Prior to IL&FS, Parthasarathy cut his teeth in merchant banking and corporate banking functions at Citibank. He also has experience of working with private sector companies such as 20th Century Finance Corporation Ltd. A management graduate from the Indian Institute of Management, Ahmedabad, he holds a bachelor’s degree in science. His excellent networking and negotiating skills have helped the group identify opportunities ahead of time and swing deals in favour of IL&FS.
The best example of the latter was gaining control of Ramalinga Raju-promoted Maytas Infrastructure in 2011. After the debacle of Raju-promoted Satyam Computers due to fraud, he managed to persuade the government to hand over the control of Maytas to IL&FS, giving the group a firm foothold in infrastructure contracts, including the Gurgaon metro project.
During his tenure, IL&FS Transportation Network Ltd (ITNL) became a prominent player in the road sector, though the company had been mired in liquidity issues and capital constraint.
Four of five ITNL subsidiaries have missed payments on debt due for June, forcing rating agencies to assign a default rating. Debt worth more than Rs 28.5 billion face a default rating, while the debt riding on five projects anticipating termination stands at more than Rs 43 billion.
One top financial sector executive engaged in corporate lending said in the midst of spreading wings across business lines, there was little disaggregation of risks as an operator of business and financier of infrastructure.

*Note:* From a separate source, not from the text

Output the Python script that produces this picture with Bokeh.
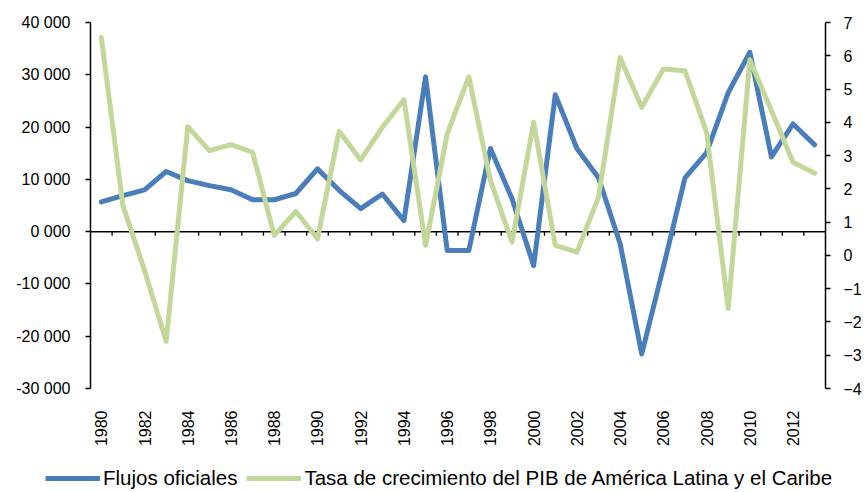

At the top, he worked with a close-knit team of five highly experienced managers. This set IL&FS apart from IFCI, the other infrastructure financier, also in a financial crisis. “IL&FS is much better positioned unlike IFCI where one CEO caused all the crisis,” according to an official.
IL&FS, under Managing Director Bhargava’s chairmanship, would now have to manage stake sales in subsidiaries profitably in a timely manner, given its divestment-led business model. IL&FS’ investment portfolio remains relatively illiquid with large investments in group companies engaged in long-gestation and capital-intensive projects.